**WHAT IS REQUIRED:** Exactly as written, quote every line that follows, skipping the images.

**GIVEN ENTRIES:**

____

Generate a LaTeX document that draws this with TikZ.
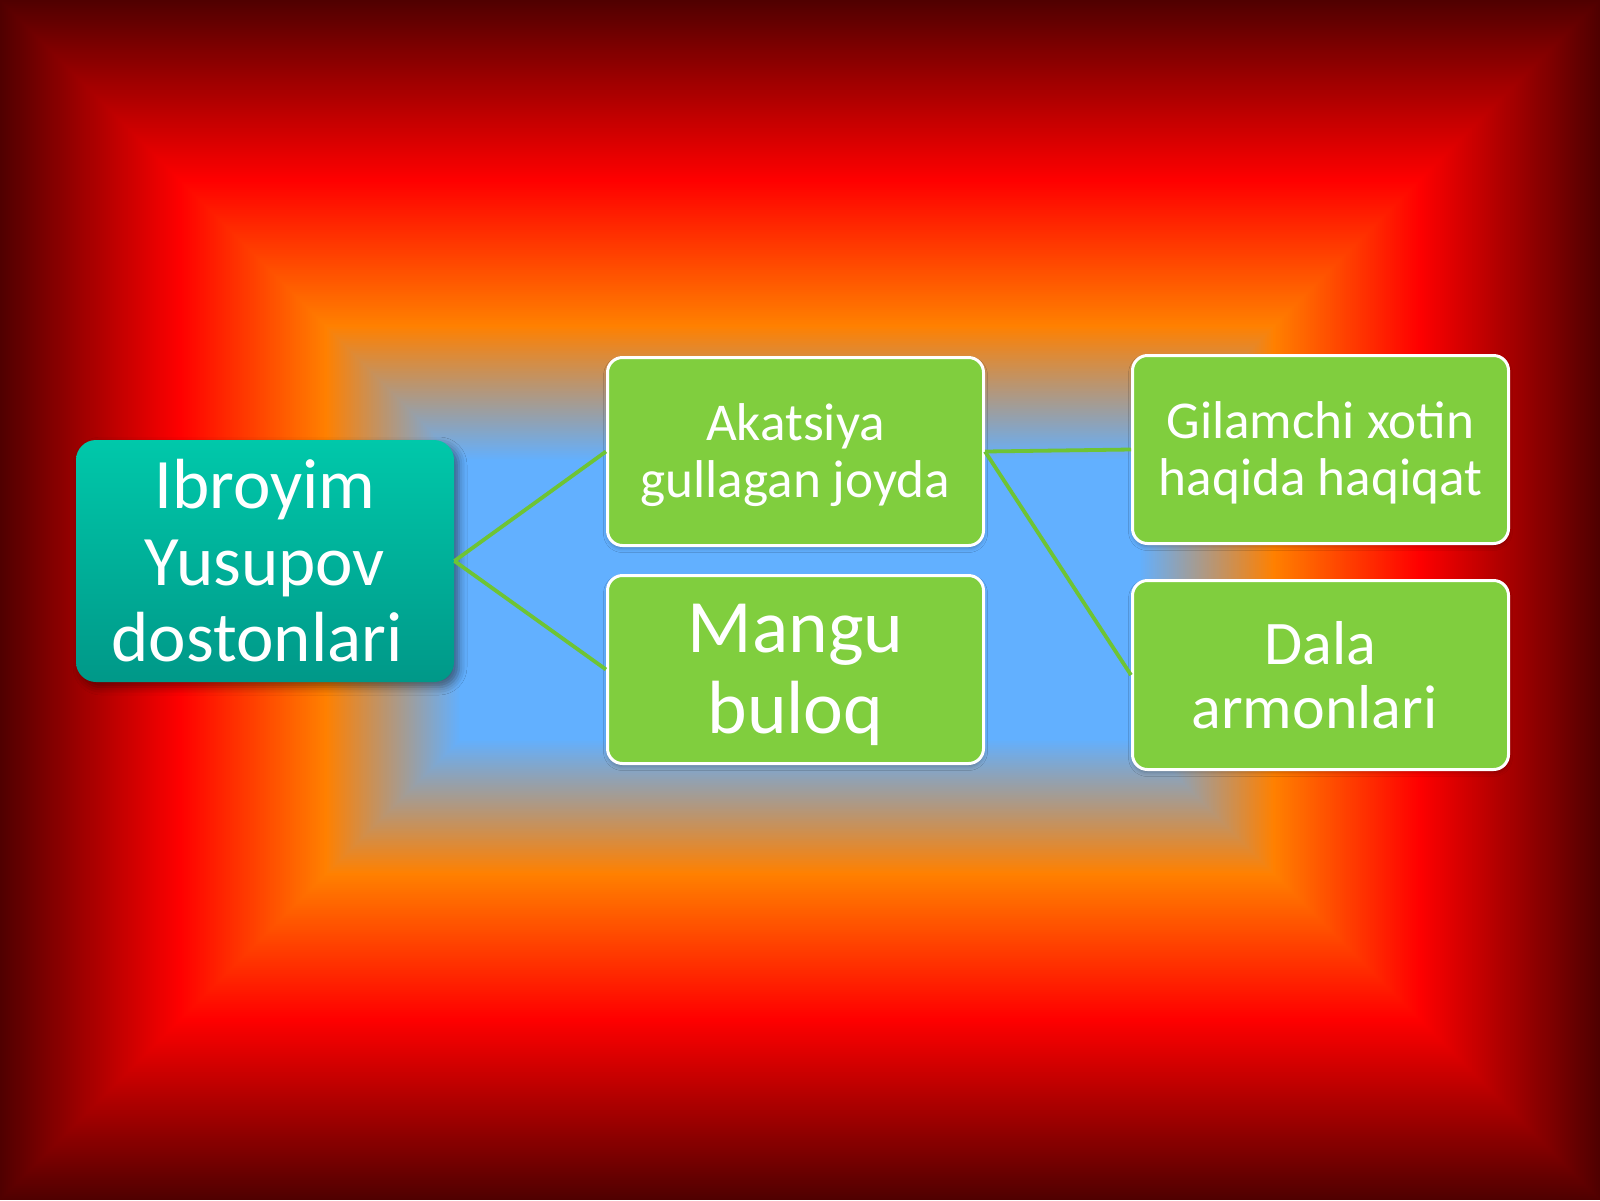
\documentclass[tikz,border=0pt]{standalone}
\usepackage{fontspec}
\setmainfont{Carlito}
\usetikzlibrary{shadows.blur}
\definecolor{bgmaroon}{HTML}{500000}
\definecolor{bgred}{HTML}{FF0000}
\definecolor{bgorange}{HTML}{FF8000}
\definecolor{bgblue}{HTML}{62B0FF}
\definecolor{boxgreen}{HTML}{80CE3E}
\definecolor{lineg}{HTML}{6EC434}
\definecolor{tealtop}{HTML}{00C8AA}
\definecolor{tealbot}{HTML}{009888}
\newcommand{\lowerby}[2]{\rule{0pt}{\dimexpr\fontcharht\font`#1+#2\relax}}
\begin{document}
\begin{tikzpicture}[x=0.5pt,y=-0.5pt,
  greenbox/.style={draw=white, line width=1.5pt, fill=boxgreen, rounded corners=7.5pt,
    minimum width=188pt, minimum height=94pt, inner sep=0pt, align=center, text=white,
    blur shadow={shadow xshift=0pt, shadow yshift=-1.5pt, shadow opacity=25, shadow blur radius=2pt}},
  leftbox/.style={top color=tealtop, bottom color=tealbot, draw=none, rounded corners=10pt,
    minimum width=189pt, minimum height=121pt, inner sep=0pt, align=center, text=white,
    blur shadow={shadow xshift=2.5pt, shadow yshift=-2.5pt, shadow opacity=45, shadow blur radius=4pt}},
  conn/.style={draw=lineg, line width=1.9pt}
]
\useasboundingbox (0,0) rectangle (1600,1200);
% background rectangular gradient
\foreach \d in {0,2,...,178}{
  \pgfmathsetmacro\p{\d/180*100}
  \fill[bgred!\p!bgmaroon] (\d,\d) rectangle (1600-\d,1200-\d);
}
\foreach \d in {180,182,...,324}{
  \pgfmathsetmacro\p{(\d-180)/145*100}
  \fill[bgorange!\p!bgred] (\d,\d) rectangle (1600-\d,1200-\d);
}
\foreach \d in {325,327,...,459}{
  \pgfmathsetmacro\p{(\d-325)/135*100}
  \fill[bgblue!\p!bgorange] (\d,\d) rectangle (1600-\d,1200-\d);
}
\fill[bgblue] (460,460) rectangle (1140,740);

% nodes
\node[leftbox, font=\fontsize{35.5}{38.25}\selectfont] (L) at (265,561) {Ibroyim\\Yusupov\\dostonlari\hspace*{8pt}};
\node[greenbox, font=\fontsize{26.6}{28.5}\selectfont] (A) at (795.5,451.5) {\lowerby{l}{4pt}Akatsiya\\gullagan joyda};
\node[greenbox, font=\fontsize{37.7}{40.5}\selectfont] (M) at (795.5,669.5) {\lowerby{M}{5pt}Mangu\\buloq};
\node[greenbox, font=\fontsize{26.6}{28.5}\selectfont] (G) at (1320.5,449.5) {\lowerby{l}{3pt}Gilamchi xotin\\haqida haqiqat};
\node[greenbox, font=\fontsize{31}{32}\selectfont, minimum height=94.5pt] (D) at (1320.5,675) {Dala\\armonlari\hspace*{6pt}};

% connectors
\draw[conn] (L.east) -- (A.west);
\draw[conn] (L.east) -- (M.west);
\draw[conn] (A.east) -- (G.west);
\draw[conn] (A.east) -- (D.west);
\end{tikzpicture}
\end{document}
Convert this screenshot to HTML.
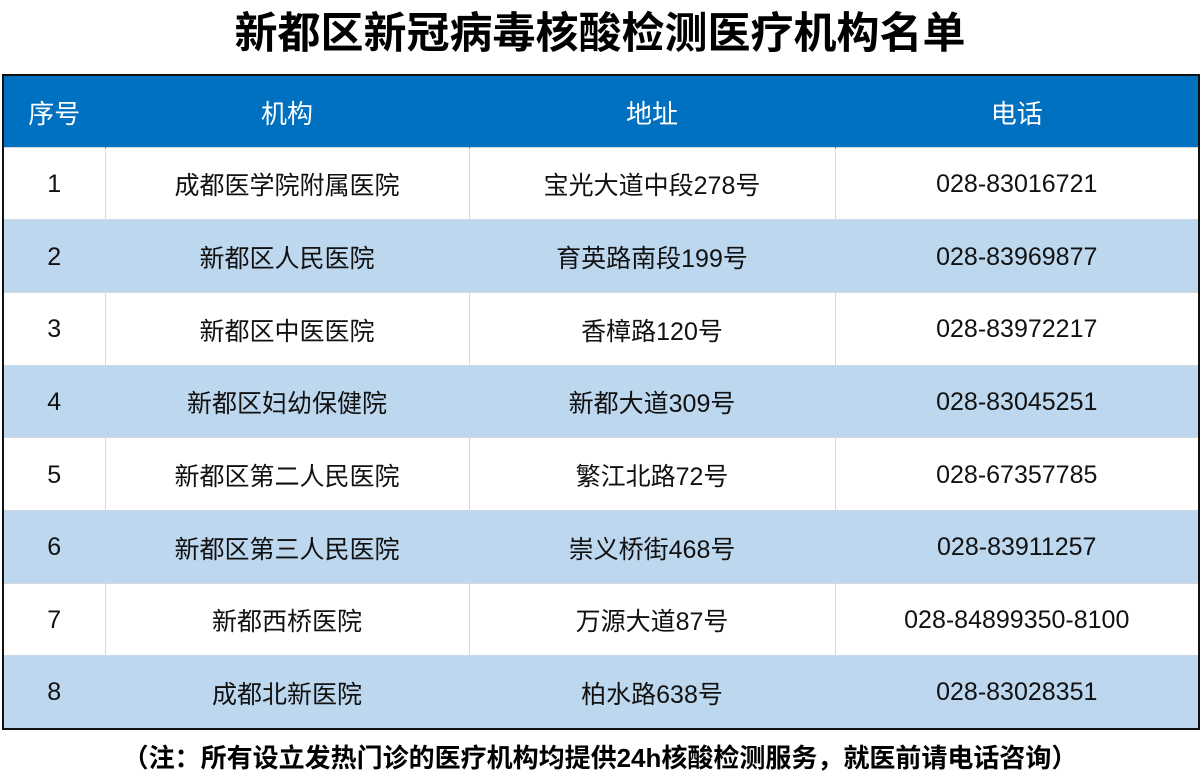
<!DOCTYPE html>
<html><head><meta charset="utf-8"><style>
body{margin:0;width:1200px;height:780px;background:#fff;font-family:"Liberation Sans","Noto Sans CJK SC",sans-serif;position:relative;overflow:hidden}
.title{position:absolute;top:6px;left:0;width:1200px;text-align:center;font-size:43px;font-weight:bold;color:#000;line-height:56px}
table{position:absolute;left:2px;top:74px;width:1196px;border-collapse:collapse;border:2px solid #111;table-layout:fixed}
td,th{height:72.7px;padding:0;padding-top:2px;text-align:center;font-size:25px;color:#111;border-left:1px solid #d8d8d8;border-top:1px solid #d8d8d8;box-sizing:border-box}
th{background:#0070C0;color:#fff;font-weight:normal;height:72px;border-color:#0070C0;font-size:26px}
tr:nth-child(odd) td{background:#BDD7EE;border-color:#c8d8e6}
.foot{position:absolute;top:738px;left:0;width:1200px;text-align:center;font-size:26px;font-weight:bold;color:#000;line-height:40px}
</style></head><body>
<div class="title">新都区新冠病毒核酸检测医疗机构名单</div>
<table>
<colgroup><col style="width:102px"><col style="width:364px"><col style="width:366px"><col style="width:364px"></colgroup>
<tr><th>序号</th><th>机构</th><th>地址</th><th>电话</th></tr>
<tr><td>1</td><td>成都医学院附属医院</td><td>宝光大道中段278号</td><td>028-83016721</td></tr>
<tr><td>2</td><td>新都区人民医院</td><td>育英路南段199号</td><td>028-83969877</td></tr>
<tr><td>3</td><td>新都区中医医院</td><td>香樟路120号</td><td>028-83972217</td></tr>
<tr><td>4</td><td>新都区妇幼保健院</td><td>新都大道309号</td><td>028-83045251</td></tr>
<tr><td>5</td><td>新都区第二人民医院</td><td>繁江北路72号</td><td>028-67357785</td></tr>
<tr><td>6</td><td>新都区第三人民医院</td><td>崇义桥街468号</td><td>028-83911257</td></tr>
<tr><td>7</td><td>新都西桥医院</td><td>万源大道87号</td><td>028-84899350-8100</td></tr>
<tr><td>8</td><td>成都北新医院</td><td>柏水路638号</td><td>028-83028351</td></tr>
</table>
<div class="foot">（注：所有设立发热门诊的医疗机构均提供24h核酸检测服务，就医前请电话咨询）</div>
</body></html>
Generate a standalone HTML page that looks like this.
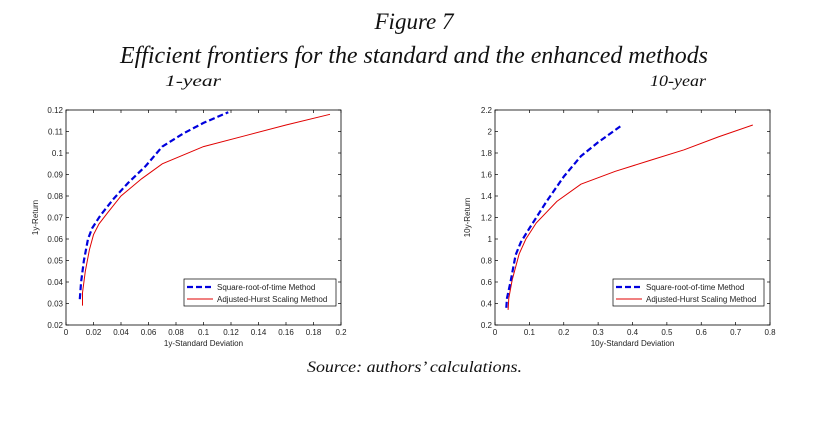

____

**THE RESULT:**
Generate a LaTeX document that draws this with TikZ.
\documentclass[tikz,border=0pt]{standalone}
\usepackage{fontspec}
\setmainfont{Carlito}
\usetikzlibrary{shadows.blur}
\definecolor{bgmaroon}{HTML}{500000}
\definecolor{bgred}{HTML}{FF0000}
\definecolor{bgorange}{HTML}{FF8000}
\definecolor{bgblue}{HTML}{62B0FF}
\definecolor{boxgreen}{HTML}{80CE3E}
\definecolor{lineg}{HTML}{6EC434}
\definecolor{tealtop}{HTML}{00C8AA}
\definecolor{tealbot}{HTML}{009888}
\newcommand{\lowerby}[2]{\rule{0pt}{\dimexpr\fontcharht\font`#1+#2\relax}}
\begin{document}
\begin{tikzpicture}[x=0.5pt,y=-0.5pt,
  greenbox/.style={draw=white, line width=1.5pt, fill=boxgreen, rounded corners=7.5pt,
    minimum width=188pt, minimum height=94pt, inner sep=0pt, align=center, text=white,
    blur shadow={shadow xshift=0pt, shadow yshift=-1.5pt, shadow opacity=25, shadow blur radius=2pt}},
  leftbox/.style={top color=tealtop, bottom color=tealbot, draw=none, rounded corners=10pt,
    minimum width=189pt, minimum height=121pt, inner sep=0pt, align=center, text=white,
    blur shadow={shadow xshift=2.5pt, shadow yshift=-2.5pt, shadow opacity=45, shadow blur radius=4pt}},
  conn/.style={draw=lineg, line width=1.9pt}
]
\useasboundingbox (0,0) rectangle (1600,1200);
% background rectangular gradient
\foreach \d in {0,2,...,178}{
  \pgfmathsetmacro\p{\d/180*100}
  \fill[bgred!\p!bgmaroon] (\d,\d) rectangle (1600-\d,1200-\d);
}
\foreach \d in {180,182,...,324}{
  \pgfmathsetmacro\p{(\d-180)/145*100}
  \fill[bgorange!\p!bgred] (\d,\d) rectangle (1600-\d,1200-\d);
}
\foreach \d in {325,327,...,459}{
  \pgfmathsetmacro\p{(\d-325)/135*100}
  \fill[bgblue!\p!bgorange] (\d,\d) rectangle (1600-\d,1200-\d);
}
\fill[bgblue] (460,460) rectangle (1140,740);

% nodes
\node[leftbox, font=\fontsize{35.5}{38.25}\selectfont] (L) at (265,561) {Ibroyim\\Yusupov\\dostonlari\hspace*{8pt}};
\node[greenbox, font=\fontsize{26.6}{28.5}\selectfont] (A) at (795.5,451.5) {\lowerby{l}{4pt}Akatsiya\\gullagan joyda};
\node[greenbox, font=\fontsize{37.7}{40.5}\selectfont] (M) at (795.5,669.5) {\lowerby{M}{5pt}Mangu\\buloq};
\node[greenbox, font=\fontsize{26.6}{28.5}\selectfont] (G) at (1320.5,449.5) {\lowerby{l}{3pt}Gilamchi xotin\\haqida haqiqat};
\node[greenbox, font=\fontsize{31}{32}\selectfont, minimum height=94.5pt] (D) at (1320.5,675) {Dala\\armonlari\hspace*{6pt}};

% connectors
\draw[conn] (L.east) -- (A.west);
\draw[conn] (L.east) -- (M.west);
\draw[conn] (A.east) -- (G.west);
\draw[conn] (A.east) -- (D.west);
\end{tikzpicture}
\end{document}
Convert this screenshot to HTML.
<!DOCTYPE html>
<html><head><meta charset="utf-8"><style>
body{margin:0;width:1200px;height:780px;background:#fff;font-family:"Liberation Sans","Noto Sans CJK SC",sans-serif;position:relative;overflow:hidden}
.title{position:absolute;top:6px;left:0;width:1200px;text-align:center;font-size:43px;font-weight:bold;color:#000;line-height:56px}
table{position:absolute;left:2px;top:74px;width:1196px;border-collapse:collapse;border:2px solid #111;table-layout:fixed}
td,th{height:72.7px;padding:0;padding-top:2px;text-align:center;font-size:25px;color:#111;border-left:1px solid #d8d8d8;border-top:1px solid #d8d8d8;box-sizing:border-box}
th{background:#0070C0;color:#fff;font-weight:normal;height:72px;border-color:#0070C0;font-size:26px}
tr:nth-child(odd) td{background:#BDD7EE;border-color:#c8d8e6}
.foot{position:absolute;top:738px;left:0;width:1200px;text-align:center;font-size:26px;font-weight:bold;color:#000;line-height:40px}
</style></head><body>
<div class="title">新都区新冠病毒核酸检测医疗机构名单</div>
<table>
<colgroup><col style="width:102px"><col style="width:364px"><col style="width:366px"><col style="width:364px"></colgroup>
<tr><th>序号</th><th>机构</th><th>地址</th><th>电话</th></tr>
<tr><td>1</td><td>成都医学院附属医院</td><td>宝光大道中段278号</td><td>028-83016721</td></tr>
<tr><td>2</td><td>新都区人民医院</td><td>育英路南段199号</td><td>028-83969877</td></tr>
<tr><td>3</td><td>新都区中医医院</td><td>香樟路120号</td><td>028-83972217</td></tr>
<tr><td>4</td><td>新都区妇幼保健院</td><td>新都大道309号</td><td>028-83045251</td></tr>
<tr><td>5</td><td>新都区第二人民医院</td><td>繁江北路72号</td><td>028-67357785</td></tr>
<tr><td>6</td><td>新都区第三人民医院</td><td>崇义桥街468号</td><td>028-83911257</td></tr>
<tr><td>7</td><td>新都西桥医院</td><td>万源大道87号</td><td>028-84899350-8100</td></tr>
<tr><td>8</td><td>成都北新医院</td><td>柏水路638号</td><td>028-83028351</td></tr>
</table>
<div class="foot">（注：所有设立发热门诊的医疗机构均提供24h核酸检测服务，就医前请电话咨询）</div>
</body></html>
Generate a standalone HTML page that looks like this.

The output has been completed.